::: Recorded data

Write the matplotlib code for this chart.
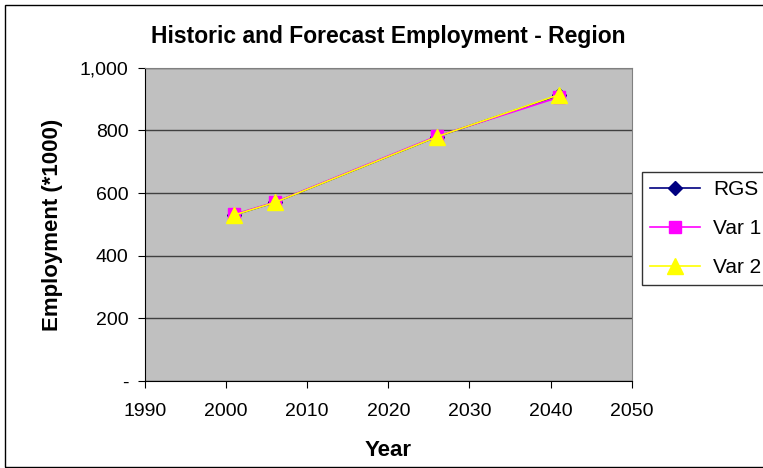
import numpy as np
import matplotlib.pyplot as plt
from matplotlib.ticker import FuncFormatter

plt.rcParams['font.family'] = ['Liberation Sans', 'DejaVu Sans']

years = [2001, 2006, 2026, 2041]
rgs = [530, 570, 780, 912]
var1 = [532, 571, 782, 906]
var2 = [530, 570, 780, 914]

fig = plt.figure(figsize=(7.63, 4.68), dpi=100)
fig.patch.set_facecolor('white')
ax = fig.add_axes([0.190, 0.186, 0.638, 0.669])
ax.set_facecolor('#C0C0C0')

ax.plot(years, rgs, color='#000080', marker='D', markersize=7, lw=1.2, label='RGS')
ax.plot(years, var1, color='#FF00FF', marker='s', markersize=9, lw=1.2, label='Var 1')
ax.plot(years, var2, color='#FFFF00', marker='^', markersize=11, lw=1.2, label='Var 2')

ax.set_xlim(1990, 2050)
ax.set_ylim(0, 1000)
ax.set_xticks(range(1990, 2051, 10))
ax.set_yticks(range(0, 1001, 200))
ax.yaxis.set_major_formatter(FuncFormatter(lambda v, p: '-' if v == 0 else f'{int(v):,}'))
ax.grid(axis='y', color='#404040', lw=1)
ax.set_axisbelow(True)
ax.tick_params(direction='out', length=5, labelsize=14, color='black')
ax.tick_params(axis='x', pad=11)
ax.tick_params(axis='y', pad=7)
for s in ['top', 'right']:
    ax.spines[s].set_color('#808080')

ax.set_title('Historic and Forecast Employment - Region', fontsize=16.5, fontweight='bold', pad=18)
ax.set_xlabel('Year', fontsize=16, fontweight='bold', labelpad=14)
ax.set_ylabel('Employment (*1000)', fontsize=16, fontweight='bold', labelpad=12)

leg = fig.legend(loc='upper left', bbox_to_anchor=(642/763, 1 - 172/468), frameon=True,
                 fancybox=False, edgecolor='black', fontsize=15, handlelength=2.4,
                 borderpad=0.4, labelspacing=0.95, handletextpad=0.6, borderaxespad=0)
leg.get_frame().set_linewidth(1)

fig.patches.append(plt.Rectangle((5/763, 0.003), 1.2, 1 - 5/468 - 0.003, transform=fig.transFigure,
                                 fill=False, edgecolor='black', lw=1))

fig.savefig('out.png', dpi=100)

::::::

• Stated goal
Only the count is needed: the number of lines in the data that include the word "matplotlib".

• Answer to this task
3